Brock was the minor league power-hitting sensation who came up to stay in 1983 and was supposed to make us forget Steve Garvey. . . .

In four seasons with the Dodgers, Brock's best offensive numbers were a .251 batting average with 21 home runs and 66 RBI. . . .

Bill Montalbano, The Times' foreign correspondent who died of a heart attack last week in London, was an occasional sportswriter, covering World Cups and Summer Olympics. . . .

None among us could match his international perspective. . . .

Or his contacts. . . .

One day in Barcelona in 1992, he requested an assignment to a U.S.-Cuba baseball game because he wanted to speak to Fidel Castro. . . .

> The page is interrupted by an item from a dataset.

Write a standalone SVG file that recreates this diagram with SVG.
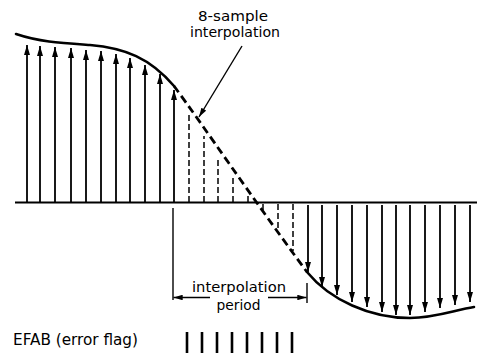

Upon returning to the office, sports editor Bill Dwyre asked whether he had accomplished his mission. . . .

When Montalbano gave him a thumbs up, Dwyre asked what he had said to Castro. . . .

"Hello, Fidel," Montalbano said. . . .

"And what did Fidel say?" Dwyre asked. . . .

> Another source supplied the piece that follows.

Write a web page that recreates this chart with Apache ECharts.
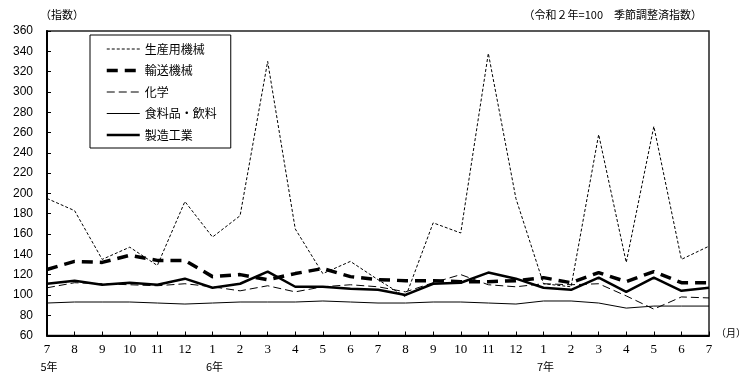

"Hello, Bill," Montalbano said. . . .

Montalbano's funeral will be held today in Miami. He was 57.

*

While wondering if Fox will have as much success with its baseball team as with "Titanic," I was thinking: The Dodgers will be more like the ship than the movie if they don't sign Mike Piazza, locking up Latrell Sprewell might be a good idea, locking out the rest of the NBA players is not.